Halloween in London, 2011.

* ‘There was an error working with this file’ and other error messages may simply be Adobe software being very picky about the files that it will open – and perhaps might be replaced at least in some cases by the message ‘Lightroom couldn’t be arsed to open this file.’

You may still be able to get a usable image from the file – as with the picture above – using other software, such as Irfanview, free for non-commercial use to extract to a high quality jpeg and then adjusting that in Photoshop. And even if you can’t extract the image from the RAW data, the included jpeg (used for displaying the image on the camera screen) may still be ok, although these are usually ‘basic’ quality and sometimes smaller than full size. You can download the free IJFR – Instant JPEG From RAW Free Utility from Michael Tapes’s RawWorkflow site – register there to be sent the download link. It’s a handy way to very quickly generate a whole set of jpegs from any set of RAW files.

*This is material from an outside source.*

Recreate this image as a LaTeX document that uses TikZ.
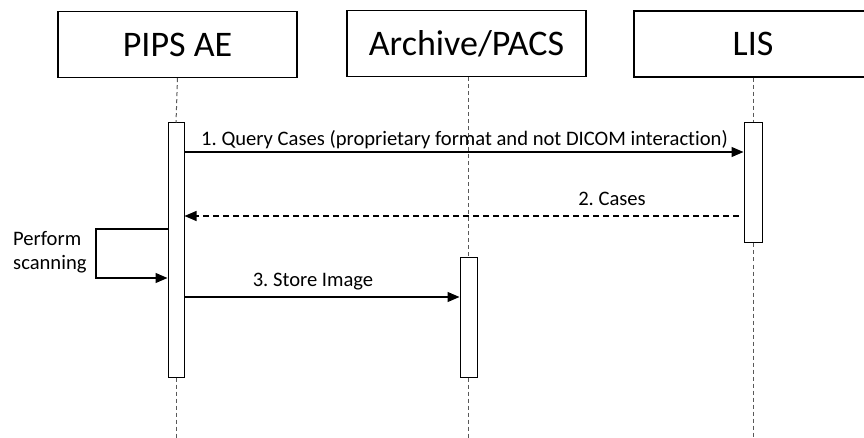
\documentclass[tikz,border=0pt]{standalone}
\usepackage{fontspec}
\setmainfont[Ligatures=NoCommon]{Carlito}
\usetikzlibrary{arrows.meta}
\begin{document}
\frenchspacing
\begin{tikzpicture}[x=1pt,y=-1pt,
  header/.style={draw=black,line width=1.2pt,minimum width=239pt,minimum height=66pt,inner sep=0pt,font=\fontsize{36}{40}\selectfont},
  actbox/.style={draw=black,line width=1pt,fill=white,inner sep=0pt},
  lifeline/.style={draw=black!65,line width=1pt,dash pattern=on 4pt off 3pt},
  msg/.style={draw=black,line width=1.1pt,-{Triangle[length=12pt,width=10pt]}},
  reply/.style={msg,dash pattern=on 6pt off 4pt},
  lbl/.style={font=\fontsize{20.6}{24}\selectfont,inner sep=0pt,anchor=base}
]
\useasboundingbox (0,0) rectangle (864,438);
\clip (0,0) rectangle (864,438);
% headers
\node[header] (pips) at (177.5,44.5) {PIPS AE};
\node[header] (arch) at (466.5,43.5) {Archive/PACS};
\node[header,minimum width=238pt] (lis) at (753,44) {LIS};
% activation boxes
\node[actbox,minimum width=16pt,minimum height=254pt] (pa) at (176,250) {};
\node[actbox,minimum width=17pt,minimum height=119pt] (aa) at (468.5,317.5) {};
\node[actbox,minimum width=18pt,minimum height=120pt] (la) at (753,183) {};
% bottom ends
\coordinate (pend) at (176,438);
\coordinate (aend) at (468.5,438);
\coordinate (lend) at (753,438);
% lifelines
\draw[lifeline] (pips.south) -- (pa.north);
\draw[lifeline] (pa.south) -- (pend);
\draw[lifeline] (arch.south -| aa.north) -- (aa.north);
\draw[lifeline] (aa.south) -- (aend);
\draw[lifeline] (lis.south -| la.north) -- (la.north);
\draw[lifeline] (la.south) -- (lend);
% y levels
\coordinate (y1) at (0,152);
\coordinate (y2) at (0,216);
\coordinate (y3a) at (0,229);
\coordinate (y3b) at (0,278);
\coordinate (y4) at (0,297);
\coordinate (loopx) at (96,0);
\coordinate (r2) at (739,216);
% messages
\draw[msg] (pa.east |- y1) -- (la.west |- y1);
\node[lbl] (m1) at (464.5,146) {1. Query Cases (proprietary format and not DICOM interaction)};
\draw[reply] (r2) -- (pa.east |- y2);
\node[lbl] (m2) at (612,206) {2. Cases};
\draw[msg] (pa.west |- y3a) -- (loopx |- y3a) -- (loopx |- y3b) -- (pa.west |- y3b);
\node[font=\fontsize{20.6}{24}\selectfont,inner sep=0pt,anchor=north west,align=left] (m3) at (13,231) {Perform\\scanning};
\draw[msg] (pa.east |- y4) -- (aa.west |- y4);
\node[lbl] (m4) at (313,286) {3. Store Image};
\end{tikzpicture}
\end{document}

2 Responses to “Nikon Worries”

  1. ChrisL says:

    Condolences, which it seems are a little previous, are offered. My D2H has developed the well known shutter fault but it can be worked around, for now. A similar dilemma but I thought the D7000 although well specified (two card slots and a focus motor on my list) it just doesn’t feel as well built as the D2.
    Anyway I wanted to add the link which shows, at the moment, the £830 is not a bad price but can be beaten.

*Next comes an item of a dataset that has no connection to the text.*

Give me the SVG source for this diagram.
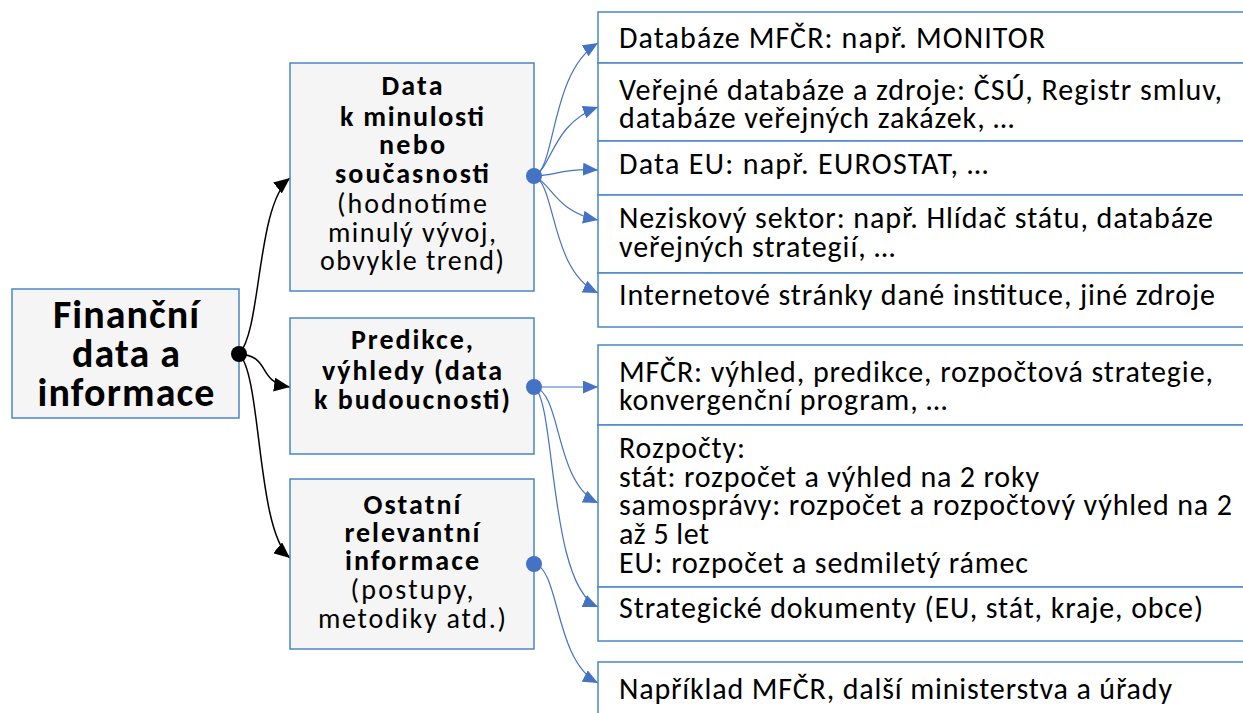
<svg xmlns="http://www.w3.org/2000/svg" width="1243" height="713" viewBox="0 0 1243 713">
  <style>
    .hub { fill: #f5f5f5; stroke: #4a86c8; stroke-width: 1.5; }
    .leaf { fill: #ffffff; stroke: #4a86c8; stroke-width: 1.5; }
    text { font-family: Carlito, Lato, "Liberation Sans", sans-serif; fill: #000000; }
    .root { font-size: 40px; font-weight: bold; text-anchor: middle; }
    .hb { font-size: 28px; font-weight: bold; text-anchor: middle; }
    .hr { font-size: 28px; text-anchor: middle; }
    .lt { font-size: 30px; }
    .blk { fill: none; stroke: #000000; stroke-width: 1.5; }
    .blu { fill: none; stroke: #4472c4; stroke-width: 1.2; }
  </style>
  <defs>
    <marker id="ah-black" markerUnits="userSpaceOnUse" viewBox="0 0 16 14" refX="16" refY="7" markerWidth="16" markerHeight="14" orient="auto">
      <path d="M0,0 L16,7 L0,14 z" fill="#000000"/>
    </marker>
    <marker id="ah-blue" markerUnits="userSpaceOnUse" viewBox="0 0 15 13" refX="15" refY="6.5" markerWidth="15" markerHeight="13" orient="auto">
      <path d="M0,0 L15,6.5 L0,13 z" fill="#4472c4"/>
    </marker>
    <clipPath id="clip-budgets">
      <rect x="598" y="425" width="660" height="162"/>
    </clipPath>
  </defs>

  <!-- connectors -->
  <g id="connectors">
    <path class="blk" d="M239,354 C262,330 256,205 290,178" marker-end="url(#ah-black)"/>
    <path class="blk" d="M239,354 C272,356 256,382 290,387" marker-end="url(#ah-black)"/>
    <path class="blk" d="M239,354 C262,375 256,530 290,558" marker-end="url(#ah-black)"/>

    <path class="blu" d="M534,176 C556,170 550,72 598,43" marker-end="url(#ah-blue)"/>
    <path class="blu" d="M534,176 C552,168 552,124 598,107" marker-end="url(#ah-blue)"/>
    <path class="blu" d="M534,176 C556,176 562,168 598,170" marker-end="url(#ah-blue)"/>
    <path class="blu" d="M534,176 C552,184 556,212 598,220" marker-end="url(#ah-blue)"/>
    <path class="blu" d="M534,176 C556,184 550,270 598,293" marker-end="url(#ah-blue)"/>

    <path class="blu" d="M534,387 L598,387" marker-end="url(#ah-blue)"/>
    <path class="blu" d="M534,387 C562,392 554,482 598,503" marker-end="url(#ah-blue)"/>
    <path class="blu" d="M534,387 C556,400 548,585 598,607" marker-end="url(#ah-blue)"/>
    <path class="blu" d="M534,564 C560,568 554,660 598,683" marker-end="url(#ah-blue)"/>
  </g>

  <!-- root -->
  <g id="node-root">
    <rect class="hub" x="12" y="289" width="227" height="129"/>
    <text class="root" x="126" y="328" textLength="146">Finanční</text>
    <text class="root" x="126" y="367" textLength="108">data a</text>
    <text class="root" x="126" y="406" textLength="177">informace</text>
    <circle cx="239" cy="354" r="8" fill="#000000"/>
  </g>

  <!-- categories -->
  <g id="node-past">
    <rect class="hub" x="290" y="63" width="244" height="228"/>
    <text class="hb" x="412" y="95" textLength="61">Data</text>
    <text class="hb" x="412" y="126" textLength="144">k minulosti</text>
    <text class="hb" x="412" y="154" textLength="66">nebo</text>
    <text class="hb" x="412" y="183" textLength="154">současnosti</text>
    <text class="hr" x="412" y="213" textLength="150">(hodnotíme</text>
    <text class="hr" x="412" y="242" textLength="168">minulý vývoj,</text>
    <text class="hr" x="412" y="270" textLength="184">obvykle trend)</text>
    <circle cx="534" cy="176" r="8" fill="#4472c4"/>
  </g>

  <g id="node-future">
    <rect class="hub" x="290" y="318" width="244" height="136"/>
    <text class="hb" x="412" y="349" textLength="122">Predikce,</text>
    <text class="hb" x="412" y="380" textLength="180">výhledy (data</text>
    <text class="hb" x="412" y="409" textLength="196">k budoucnosti)</text>
    <circle cx="534" cy="387" r="8" fill="#4472c4"/>
  </g>

  <g id="node-other">
    <rect class="hub" x="290" y="479" width="244" height="170"/>
    <text class="hb" x="412" y="514" textLength="97">Ostatní</text>
    <text class="hb" x="412" y="542" textLength="135">relevantní</text>
    <text class="hb" x="412" y="570" textLength="134">informace</text>
    <text class="hr" x="412" y="599" textLength="123">(postupy,</text>
    <text class="hr" x="412" y="628" textLength="188">metodiky atd.)</text>
    <circle cx="534" cy="564" r="8" fill="#4472c4"/>
  </g>

  <!-- sources: past and present data -->
  <g id="leaf-monitor">
    <rect class="leaf" x="598" y="12" width="660" height="51"/>
    <text class="lt" x="619" y="48" textLength="426">Databáze MFČR: např. MONITOR</text>
  </g>
  <g id="leaf-public">
    <rect class="leaf" x="598" y="63" width="660" height="78"/>
    <text class="lt" x="619" y="100" textLength="603">Veřejné databáze a zdroje: ČSÚ, Registr smluv,</text>
    <text class="lt" x="619" y="128" textLength="395">databáze veřejných zakázek, …</text>
  </g>
  <g id="leaf-eu">
    <rect class="leaf" x="598" y="141" width="660" height="54"/>
    <text class="lt" x="619" y="174" textLength="369">Data EU: např. EUROSTAT, …</text>
  </g>
  <g id="leaf-ngo">
    <rect class="leaf" x="598" y="195" width="660" height="78"/>
    <text class="lt" x="619" y="228" textLength="594">Neziskový sektor: např. Hlídač státu, databáze</text>
    <text class="lt" x="619" y="257" textLength="276">veřejných strategií, …</text>
  </g>
  <g id="leaf-web">
    <rect class="leaf" x="598" y="273" width="660" height="54"/>
    <text class="lt" x="619" y="305" textLength="596">Internetové stránky dané instituce, jiné zdroje</text>
  </g>

  <!-- sources: outlooks -->
  <g id="leaf-outlook">
    <rect class="leaf" x="598" y="345" width="660" height="80"/>
    <text class="lt" x="619" y="382" textLength="594">MFČR: výhled, predikce, rozpočtová strategie,</text>
    <text class="lt" x="619" y="410" textLength="328">konvergenční program, …</text>
  </g>
  <g id="leaf-budgets">
    <rect class="leaf" x="598" y="425" width="660" height="162"/>
    <g clip-path="url(#clip-budgets)">
      <text class="lt" x="619" y="458" textLength="126">Rozpočty:</text>
      <text class="lt" x="619" y="487" textLength="420">stát: rozpočet a výhled na 2 roky</text>
      <text class="lt" x="619" y="515" textLength="613">samosprávy: rozpočet a rozpočtový výhled na 2</text>
      <text class="lt" x="619" y="544" textLength="90">až 5 let</text>
      <text class="lt" x="619" y="573" textLength="409">EU: rozpočet a sedmiletý rámec</text>
    </g>
  </g>
  <g id="leaf-strategy">
    <rect class="leaf" x="598" y="587" width="660" height="54"/>
    <text class="lt" x="619" y="618" textLength="584">Strategické dokumenty (EU, stát, kraje, obce)</text>
  </g>

  <!-- sources: other information -->
  <g id="leaf-ministries">
    <rect class="leaf" x="598" y="662" width="660" height="70"/>
    <text class="lt" x="619" y="699" textLength="553">Například MFČR, další ministerstva a úřady</text>
  </g>
</svg>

    http://www.camerapricebuster.co.uk/prod1632.html

  2. Hi Chris, thanks for your thoughts.

    I found a slightly lower price than the one you link to, I think on e-bay, but was rather doubtful about buying a camera from the dealer concerned who did not have a very good record. I’d also prefer to get a camera that is not a ‘grey’ import, just in case things go wrong while it is under guarantee. So £830 was around the lowest price from companies that I would be prepared to trust.

    I doubt it will be as well built as the D2, but the review I link to is reasonably complimentary on that aspect, and it sounds as if it will be about as well built as the D300.

    But the D300 I think behaved perfectly today while I was photographing the Nov 30 events.